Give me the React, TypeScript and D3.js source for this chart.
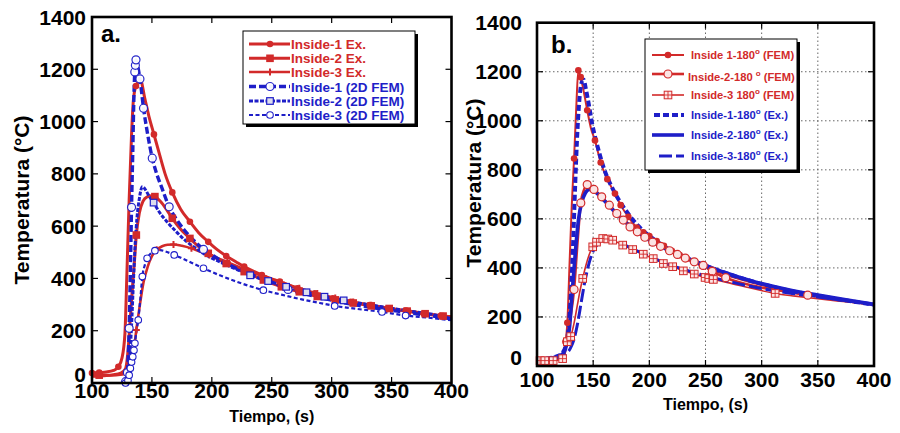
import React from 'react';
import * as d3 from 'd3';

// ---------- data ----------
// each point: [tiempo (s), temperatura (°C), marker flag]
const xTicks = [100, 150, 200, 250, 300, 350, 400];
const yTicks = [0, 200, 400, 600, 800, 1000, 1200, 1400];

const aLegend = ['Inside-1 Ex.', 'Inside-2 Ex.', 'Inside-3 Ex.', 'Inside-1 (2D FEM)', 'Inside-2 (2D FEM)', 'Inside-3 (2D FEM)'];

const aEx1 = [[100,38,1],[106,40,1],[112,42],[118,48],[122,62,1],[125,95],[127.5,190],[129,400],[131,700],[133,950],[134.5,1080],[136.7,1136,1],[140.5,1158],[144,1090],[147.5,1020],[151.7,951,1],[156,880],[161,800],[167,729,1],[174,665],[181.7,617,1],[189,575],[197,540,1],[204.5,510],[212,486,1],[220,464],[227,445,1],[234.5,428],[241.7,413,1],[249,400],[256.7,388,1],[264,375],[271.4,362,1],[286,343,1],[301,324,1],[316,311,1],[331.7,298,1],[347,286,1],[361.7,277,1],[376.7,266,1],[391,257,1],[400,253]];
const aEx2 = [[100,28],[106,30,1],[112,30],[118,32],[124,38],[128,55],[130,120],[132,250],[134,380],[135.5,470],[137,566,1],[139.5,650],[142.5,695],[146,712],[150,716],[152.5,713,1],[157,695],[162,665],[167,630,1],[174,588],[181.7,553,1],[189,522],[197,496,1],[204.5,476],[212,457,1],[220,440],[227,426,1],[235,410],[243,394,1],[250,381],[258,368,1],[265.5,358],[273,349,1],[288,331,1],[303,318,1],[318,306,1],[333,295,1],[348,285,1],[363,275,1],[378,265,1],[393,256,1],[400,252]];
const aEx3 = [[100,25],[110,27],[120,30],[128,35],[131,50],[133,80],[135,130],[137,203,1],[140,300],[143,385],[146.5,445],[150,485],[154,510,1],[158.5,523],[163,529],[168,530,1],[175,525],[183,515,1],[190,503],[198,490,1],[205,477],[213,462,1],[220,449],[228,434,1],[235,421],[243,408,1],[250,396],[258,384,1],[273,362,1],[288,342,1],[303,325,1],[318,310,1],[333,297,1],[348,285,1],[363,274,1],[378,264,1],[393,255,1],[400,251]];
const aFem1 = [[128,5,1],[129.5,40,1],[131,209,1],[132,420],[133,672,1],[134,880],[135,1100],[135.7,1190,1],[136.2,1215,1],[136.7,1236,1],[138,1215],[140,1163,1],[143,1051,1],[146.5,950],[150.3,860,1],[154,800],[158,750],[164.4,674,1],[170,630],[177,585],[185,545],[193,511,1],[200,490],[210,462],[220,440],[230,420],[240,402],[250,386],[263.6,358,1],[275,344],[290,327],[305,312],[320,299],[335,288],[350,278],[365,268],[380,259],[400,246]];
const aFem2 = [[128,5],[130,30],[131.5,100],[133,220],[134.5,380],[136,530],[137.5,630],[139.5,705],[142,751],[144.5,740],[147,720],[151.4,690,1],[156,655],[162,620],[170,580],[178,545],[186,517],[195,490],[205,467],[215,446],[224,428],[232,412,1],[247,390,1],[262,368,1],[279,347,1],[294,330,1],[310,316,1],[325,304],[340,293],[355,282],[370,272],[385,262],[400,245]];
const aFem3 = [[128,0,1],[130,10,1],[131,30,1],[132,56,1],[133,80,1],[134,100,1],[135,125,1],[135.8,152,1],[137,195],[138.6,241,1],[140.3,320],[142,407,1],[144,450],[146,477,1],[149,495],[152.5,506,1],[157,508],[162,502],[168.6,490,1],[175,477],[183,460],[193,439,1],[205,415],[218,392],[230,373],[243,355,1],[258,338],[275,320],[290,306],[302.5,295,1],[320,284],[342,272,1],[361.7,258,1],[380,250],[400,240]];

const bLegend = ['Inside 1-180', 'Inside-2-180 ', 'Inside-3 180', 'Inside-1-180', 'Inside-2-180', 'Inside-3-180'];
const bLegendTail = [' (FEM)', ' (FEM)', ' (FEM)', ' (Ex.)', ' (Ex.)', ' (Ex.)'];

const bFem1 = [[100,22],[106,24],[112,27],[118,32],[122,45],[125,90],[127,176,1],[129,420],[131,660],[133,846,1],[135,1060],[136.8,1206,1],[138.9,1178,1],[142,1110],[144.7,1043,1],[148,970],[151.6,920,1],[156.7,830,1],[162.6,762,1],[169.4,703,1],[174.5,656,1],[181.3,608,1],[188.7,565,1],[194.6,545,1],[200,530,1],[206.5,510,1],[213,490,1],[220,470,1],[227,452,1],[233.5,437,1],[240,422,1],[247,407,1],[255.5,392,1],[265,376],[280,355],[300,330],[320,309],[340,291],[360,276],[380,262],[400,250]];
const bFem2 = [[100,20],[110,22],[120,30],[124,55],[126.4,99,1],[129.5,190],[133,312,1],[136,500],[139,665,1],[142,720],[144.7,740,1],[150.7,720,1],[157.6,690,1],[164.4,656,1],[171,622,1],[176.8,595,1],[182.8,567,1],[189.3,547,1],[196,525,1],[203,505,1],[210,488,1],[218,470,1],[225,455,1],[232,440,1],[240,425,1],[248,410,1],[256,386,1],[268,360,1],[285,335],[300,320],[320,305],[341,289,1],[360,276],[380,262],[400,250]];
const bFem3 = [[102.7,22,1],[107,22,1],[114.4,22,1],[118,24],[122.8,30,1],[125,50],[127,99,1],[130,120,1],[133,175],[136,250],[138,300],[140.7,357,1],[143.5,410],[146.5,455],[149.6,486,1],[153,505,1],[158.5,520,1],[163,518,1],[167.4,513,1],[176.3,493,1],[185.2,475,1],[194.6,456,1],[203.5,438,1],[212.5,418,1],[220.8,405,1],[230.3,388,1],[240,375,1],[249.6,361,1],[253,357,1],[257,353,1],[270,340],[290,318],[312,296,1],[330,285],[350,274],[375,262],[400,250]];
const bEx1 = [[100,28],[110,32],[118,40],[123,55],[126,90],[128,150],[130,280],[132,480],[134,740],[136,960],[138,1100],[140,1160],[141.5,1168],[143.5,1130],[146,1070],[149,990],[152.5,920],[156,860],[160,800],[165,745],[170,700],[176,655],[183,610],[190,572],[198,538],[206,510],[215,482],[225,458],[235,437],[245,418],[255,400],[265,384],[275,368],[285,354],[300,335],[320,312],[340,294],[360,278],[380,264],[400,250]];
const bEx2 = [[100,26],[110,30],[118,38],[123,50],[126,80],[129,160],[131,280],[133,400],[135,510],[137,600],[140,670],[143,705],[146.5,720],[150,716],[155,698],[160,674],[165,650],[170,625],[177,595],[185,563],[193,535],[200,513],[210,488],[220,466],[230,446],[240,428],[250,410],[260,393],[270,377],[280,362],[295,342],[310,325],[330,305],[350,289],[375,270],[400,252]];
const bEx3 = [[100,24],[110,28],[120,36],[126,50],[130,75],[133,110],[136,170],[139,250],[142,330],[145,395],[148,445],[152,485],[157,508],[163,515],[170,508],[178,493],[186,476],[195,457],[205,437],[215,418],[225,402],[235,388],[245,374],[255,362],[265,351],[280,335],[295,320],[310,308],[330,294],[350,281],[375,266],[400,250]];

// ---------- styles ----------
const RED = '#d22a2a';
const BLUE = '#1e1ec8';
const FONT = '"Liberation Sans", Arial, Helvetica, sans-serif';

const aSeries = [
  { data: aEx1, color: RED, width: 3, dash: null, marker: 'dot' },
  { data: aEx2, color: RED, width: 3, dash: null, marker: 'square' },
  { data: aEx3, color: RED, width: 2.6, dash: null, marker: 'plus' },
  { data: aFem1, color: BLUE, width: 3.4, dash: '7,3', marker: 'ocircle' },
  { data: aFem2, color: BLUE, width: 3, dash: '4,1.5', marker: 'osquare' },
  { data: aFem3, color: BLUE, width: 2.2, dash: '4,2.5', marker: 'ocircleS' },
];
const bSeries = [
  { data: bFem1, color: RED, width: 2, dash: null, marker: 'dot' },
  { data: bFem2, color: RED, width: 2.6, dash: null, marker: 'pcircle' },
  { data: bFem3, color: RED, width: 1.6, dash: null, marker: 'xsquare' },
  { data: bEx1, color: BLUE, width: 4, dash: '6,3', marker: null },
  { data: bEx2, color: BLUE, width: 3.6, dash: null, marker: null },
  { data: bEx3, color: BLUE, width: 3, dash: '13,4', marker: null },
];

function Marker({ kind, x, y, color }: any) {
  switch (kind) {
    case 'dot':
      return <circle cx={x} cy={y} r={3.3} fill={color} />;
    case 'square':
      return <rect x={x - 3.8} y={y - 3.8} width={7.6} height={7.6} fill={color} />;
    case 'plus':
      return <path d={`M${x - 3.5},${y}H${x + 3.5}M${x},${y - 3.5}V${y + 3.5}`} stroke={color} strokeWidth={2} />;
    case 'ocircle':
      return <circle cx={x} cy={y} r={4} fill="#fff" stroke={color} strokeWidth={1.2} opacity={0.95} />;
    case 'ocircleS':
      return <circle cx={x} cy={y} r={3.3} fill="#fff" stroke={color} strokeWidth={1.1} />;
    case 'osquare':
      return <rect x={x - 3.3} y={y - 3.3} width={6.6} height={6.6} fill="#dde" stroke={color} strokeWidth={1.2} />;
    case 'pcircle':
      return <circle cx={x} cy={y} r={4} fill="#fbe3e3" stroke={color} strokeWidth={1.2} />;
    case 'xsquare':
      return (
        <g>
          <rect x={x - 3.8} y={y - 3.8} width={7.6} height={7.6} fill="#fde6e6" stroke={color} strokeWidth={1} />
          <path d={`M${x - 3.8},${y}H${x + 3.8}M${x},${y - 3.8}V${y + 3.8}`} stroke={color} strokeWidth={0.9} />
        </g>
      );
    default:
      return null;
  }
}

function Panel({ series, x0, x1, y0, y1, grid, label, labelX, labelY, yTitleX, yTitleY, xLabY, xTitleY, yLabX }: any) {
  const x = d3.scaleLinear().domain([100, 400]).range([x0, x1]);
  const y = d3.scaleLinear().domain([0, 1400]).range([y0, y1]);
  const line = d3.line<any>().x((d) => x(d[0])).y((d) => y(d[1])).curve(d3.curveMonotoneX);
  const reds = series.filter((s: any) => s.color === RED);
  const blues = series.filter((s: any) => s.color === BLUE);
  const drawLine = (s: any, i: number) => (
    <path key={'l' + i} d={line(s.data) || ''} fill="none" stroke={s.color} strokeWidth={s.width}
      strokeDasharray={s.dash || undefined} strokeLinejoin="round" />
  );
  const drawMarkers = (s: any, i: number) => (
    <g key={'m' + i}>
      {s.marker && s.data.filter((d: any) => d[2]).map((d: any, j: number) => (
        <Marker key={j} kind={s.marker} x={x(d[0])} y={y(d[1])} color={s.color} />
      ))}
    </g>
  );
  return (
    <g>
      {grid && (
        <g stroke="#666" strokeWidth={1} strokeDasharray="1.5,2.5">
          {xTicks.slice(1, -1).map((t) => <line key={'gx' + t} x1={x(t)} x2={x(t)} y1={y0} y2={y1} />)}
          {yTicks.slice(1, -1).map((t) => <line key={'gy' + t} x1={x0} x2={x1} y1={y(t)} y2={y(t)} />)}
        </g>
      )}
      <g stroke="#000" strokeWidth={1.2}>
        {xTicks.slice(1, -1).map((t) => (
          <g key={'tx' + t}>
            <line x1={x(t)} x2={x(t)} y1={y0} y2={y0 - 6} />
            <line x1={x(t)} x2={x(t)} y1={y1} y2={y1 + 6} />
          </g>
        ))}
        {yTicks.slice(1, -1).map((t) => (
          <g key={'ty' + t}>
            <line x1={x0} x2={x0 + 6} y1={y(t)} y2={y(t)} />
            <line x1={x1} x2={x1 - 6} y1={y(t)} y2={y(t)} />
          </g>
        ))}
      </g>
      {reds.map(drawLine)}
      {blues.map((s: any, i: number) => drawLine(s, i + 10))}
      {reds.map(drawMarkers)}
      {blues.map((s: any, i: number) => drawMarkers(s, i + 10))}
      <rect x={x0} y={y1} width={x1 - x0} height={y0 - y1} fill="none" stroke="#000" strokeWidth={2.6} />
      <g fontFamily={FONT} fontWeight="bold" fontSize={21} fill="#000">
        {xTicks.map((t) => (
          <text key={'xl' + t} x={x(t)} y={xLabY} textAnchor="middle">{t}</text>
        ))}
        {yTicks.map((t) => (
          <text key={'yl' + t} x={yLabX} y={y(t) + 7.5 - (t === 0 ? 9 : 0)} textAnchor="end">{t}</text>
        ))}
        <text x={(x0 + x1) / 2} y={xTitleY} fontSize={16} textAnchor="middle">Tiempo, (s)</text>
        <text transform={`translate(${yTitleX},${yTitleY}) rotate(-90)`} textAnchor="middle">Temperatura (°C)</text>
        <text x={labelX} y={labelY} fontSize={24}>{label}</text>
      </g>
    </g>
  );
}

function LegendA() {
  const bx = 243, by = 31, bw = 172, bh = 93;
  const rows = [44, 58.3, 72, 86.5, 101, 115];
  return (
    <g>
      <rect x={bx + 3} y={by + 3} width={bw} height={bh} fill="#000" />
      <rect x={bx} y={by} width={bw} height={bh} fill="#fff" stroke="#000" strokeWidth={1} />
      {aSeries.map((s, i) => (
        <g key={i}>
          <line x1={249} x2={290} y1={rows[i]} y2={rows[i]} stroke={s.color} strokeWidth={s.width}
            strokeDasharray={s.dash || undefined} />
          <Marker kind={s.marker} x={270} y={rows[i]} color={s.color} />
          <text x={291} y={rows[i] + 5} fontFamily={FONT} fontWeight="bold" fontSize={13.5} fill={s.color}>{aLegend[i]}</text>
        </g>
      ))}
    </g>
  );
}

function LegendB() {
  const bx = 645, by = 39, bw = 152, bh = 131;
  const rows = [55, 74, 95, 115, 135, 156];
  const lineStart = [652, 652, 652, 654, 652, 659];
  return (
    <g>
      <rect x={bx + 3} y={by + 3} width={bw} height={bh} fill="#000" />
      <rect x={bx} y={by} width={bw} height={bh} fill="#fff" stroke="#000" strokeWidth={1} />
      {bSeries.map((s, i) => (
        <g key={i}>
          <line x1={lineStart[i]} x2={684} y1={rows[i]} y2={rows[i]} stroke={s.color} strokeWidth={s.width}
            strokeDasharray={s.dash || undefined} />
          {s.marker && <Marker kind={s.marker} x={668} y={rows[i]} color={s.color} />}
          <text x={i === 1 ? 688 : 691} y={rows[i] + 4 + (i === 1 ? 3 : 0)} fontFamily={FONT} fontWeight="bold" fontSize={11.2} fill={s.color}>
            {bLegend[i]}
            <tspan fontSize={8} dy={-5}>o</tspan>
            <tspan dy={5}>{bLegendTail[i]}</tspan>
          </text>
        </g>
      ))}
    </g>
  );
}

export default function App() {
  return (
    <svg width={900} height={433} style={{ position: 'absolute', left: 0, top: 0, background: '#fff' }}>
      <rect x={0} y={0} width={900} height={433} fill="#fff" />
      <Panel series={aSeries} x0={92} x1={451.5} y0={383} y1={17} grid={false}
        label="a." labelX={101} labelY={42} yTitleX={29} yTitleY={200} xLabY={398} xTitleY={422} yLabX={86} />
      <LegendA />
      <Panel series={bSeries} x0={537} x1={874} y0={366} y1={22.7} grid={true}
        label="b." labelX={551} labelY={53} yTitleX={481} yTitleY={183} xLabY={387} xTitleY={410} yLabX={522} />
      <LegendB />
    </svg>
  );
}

******

● Goal of the exercise
Leave out the pictures and repeat the lines from the start of the material through the line with "const aLegend = ['Inside-1", inclusive.

● Completed task
Give me the React, TypeScript and D3.js source for this chart.
import React from 'react';
import * as d3 from 'd3';

// ---------- data ----------
// each point: [tiempo (s), temperatura (°C), marker flag]
const xTicks = [100, 150, 200, 250, 300, 350, 400];
const yTicks = [0, 200, 400, 600, 800, 1000, 1200, 1400];

const aLegend = ['Inside-1 Ex.', 'Inside-2 Ex.', 'Inside-3 Ex.', 'Inside-1 (2D FEM)', 'Inside-2 (2D FEM)', 'Inside-3 (2D FEM)'];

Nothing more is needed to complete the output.